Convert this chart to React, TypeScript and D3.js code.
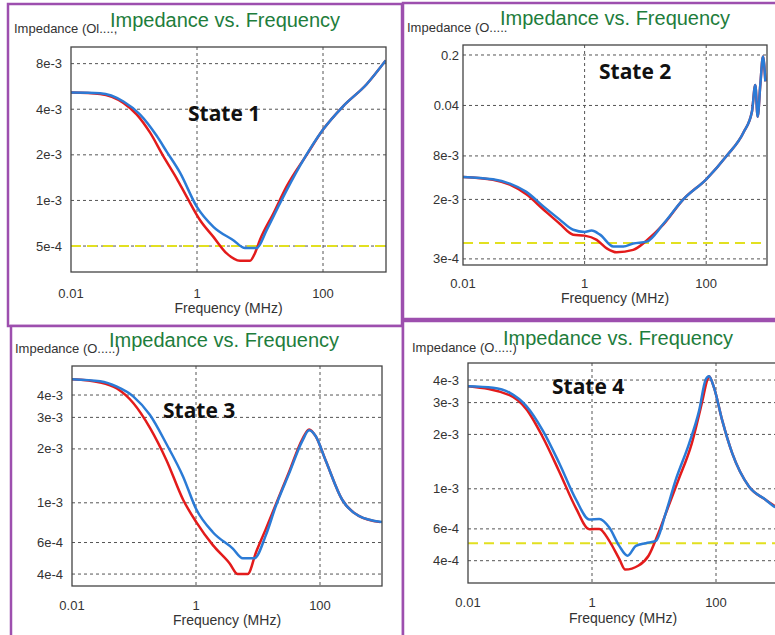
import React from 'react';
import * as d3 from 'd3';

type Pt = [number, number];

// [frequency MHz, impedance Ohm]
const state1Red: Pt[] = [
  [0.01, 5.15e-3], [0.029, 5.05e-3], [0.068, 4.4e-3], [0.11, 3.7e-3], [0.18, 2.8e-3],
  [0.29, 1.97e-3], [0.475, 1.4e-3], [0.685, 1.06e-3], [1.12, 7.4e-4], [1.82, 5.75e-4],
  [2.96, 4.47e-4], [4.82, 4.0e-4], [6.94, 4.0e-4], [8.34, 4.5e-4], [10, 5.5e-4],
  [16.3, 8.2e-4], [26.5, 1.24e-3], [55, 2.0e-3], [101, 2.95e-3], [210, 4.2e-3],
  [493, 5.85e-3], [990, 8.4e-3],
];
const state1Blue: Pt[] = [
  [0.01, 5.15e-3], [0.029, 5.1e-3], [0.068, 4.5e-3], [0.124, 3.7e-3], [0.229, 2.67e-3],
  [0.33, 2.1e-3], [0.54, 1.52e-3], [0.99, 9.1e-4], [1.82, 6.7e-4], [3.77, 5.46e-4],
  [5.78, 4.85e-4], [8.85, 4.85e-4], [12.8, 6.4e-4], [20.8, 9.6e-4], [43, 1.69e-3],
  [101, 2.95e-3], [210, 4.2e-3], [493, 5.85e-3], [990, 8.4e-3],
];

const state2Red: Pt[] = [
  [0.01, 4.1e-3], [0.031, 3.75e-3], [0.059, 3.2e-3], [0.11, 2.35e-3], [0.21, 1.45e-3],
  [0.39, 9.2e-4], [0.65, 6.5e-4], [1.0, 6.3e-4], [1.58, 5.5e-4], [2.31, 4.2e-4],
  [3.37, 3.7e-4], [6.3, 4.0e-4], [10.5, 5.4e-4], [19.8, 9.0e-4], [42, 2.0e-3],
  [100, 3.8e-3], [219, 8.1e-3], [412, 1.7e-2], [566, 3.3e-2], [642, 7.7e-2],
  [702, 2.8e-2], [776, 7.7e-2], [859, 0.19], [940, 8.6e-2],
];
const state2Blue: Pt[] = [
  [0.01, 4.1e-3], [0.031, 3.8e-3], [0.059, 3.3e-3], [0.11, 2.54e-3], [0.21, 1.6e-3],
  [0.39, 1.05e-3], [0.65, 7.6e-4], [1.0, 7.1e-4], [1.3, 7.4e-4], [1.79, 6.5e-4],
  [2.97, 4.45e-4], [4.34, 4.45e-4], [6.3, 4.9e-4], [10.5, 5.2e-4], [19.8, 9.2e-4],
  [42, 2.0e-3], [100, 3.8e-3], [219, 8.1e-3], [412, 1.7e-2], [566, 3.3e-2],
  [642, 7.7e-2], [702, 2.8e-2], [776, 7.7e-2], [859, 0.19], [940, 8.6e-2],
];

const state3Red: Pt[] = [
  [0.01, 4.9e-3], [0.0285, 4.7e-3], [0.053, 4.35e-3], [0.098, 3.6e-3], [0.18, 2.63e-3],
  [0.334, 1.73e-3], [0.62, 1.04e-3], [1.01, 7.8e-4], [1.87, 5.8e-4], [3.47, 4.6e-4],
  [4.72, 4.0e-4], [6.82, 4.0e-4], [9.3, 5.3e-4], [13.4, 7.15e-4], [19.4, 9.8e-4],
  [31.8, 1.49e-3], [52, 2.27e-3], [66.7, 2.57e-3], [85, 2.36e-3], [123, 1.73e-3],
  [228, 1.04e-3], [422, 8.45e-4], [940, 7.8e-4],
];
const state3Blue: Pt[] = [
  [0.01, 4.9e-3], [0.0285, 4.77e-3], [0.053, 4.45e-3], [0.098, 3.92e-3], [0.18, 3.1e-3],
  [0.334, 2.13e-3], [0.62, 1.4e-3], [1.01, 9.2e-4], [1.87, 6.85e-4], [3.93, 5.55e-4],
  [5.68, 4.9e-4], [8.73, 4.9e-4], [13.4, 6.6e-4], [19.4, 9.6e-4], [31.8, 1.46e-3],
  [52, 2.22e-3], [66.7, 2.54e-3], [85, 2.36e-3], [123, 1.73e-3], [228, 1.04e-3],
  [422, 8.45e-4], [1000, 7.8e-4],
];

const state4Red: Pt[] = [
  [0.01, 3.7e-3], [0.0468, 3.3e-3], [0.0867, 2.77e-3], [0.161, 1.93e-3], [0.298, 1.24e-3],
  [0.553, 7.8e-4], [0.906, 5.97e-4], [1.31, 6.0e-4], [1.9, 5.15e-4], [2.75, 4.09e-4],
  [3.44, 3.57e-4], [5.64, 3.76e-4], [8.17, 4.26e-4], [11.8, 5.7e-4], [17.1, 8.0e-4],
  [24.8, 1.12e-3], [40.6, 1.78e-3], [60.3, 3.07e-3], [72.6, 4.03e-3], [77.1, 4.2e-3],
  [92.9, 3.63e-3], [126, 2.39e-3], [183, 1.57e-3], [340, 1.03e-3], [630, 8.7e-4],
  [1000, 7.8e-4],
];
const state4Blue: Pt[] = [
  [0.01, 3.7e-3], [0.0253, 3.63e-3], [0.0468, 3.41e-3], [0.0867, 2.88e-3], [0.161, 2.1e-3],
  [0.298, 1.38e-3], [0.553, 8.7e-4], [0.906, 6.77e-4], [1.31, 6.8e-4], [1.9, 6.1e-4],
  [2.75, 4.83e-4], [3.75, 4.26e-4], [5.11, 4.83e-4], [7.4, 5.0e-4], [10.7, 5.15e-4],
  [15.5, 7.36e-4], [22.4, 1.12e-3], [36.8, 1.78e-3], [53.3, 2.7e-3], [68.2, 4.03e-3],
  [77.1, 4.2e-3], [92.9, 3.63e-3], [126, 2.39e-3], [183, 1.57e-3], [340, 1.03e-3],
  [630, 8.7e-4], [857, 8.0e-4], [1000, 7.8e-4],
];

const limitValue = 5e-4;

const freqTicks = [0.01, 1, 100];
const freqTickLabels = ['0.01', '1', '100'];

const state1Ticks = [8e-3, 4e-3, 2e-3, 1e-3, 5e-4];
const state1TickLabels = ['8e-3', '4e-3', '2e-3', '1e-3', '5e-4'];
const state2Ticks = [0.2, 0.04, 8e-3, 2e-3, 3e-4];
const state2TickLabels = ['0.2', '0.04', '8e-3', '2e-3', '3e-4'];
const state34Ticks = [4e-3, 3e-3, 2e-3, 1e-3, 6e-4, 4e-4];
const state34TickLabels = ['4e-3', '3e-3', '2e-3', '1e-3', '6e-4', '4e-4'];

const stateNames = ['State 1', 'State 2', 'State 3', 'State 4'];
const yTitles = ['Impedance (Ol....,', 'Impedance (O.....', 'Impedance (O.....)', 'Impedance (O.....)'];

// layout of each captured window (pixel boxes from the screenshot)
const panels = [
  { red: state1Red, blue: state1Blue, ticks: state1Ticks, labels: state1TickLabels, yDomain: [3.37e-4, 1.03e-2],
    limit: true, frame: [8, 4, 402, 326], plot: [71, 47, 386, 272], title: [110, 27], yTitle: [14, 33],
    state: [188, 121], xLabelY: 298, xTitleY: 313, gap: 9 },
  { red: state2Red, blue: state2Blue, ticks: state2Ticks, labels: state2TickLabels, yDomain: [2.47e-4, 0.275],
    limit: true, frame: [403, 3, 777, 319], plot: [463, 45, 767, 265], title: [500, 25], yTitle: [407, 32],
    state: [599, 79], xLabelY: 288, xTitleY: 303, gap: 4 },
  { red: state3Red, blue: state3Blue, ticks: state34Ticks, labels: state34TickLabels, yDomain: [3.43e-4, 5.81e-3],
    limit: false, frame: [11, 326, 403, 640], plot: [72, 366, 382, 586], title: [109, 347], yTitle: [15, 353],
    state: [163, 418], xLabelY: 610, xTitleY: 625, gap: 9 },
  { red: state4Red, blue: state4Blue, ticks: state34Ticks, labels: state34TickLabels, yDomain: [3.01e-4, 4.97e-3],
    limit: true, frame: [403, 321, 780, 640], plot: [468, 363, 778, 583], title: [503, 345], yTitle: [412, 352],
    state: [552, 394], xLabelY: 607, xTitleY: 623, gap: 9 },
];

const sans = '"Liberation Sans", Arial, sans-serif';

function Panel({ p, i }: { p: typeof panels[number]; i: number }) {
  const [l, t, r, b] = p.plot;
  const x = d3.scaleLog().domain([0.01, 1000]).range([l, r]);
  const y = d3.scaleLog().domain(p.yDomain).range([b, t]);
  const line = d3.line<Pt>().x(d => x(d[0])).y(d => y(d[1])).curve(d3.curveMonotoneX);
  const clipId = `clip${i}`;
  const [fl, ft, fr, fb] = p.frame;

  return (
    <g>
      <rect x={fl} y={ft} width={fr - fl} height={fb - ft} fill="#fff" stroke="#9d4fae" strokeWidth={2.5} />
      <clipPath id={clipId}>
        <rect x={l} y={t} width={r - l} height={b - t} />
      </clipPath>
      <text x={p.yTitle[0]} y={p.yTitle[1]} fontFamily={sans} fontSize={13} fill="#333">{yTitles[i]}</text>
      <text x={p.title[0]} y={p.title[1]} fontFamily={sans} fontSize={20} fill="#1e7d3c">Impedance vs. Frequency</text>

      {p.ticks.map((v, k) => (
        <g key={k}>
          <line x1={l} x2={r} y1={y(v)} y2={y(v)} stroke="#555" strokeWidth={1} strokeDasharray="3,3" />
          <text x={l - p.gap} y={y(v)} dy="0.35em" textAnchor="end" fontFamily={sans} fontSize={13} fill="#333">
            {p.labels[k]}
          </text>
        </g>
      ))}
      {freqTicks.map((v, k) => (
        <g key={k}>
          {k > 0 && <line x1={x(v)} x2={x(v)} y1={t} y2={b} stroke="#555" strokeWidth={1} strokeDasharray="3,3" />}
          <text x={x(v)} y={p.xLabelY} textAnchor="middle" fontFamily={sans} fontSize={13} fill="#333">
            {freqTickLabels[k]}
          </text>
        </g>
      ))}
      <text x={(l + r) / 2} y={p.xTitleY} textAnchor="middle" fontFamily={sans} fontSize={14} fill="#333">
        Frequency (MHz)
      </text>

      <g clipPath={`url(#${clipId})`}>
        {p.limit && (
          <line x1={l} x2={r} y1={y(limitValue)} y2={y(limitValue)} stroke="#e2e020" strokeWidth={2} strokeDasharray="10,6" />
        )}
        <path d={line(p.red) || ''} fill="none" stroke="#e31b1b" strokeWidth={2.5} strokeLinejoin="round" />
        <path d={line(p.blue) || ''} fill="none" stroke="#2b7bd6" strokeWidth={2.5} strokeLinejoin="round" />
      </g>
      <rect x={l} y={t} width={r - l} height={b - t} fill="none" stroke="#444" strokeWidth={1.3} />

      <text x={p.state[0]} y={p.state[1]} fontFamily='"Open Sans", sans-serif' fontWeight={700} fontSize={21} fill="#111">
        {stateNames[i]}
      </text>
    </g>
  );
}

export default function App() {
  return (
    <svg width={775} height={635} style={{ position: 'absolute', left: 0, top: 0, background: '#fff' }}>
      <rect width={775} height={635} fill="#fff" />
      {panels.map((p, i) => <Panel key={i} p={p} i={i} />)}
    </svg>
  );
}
━━━━━━━━━━━━━━━━
PROBLEM STATEMENT
Take every line above carrying "React" and return it.

EXERCISE RESPONSE
Convert this chart to React, TypeScript and D3.js code.
import React from 'react';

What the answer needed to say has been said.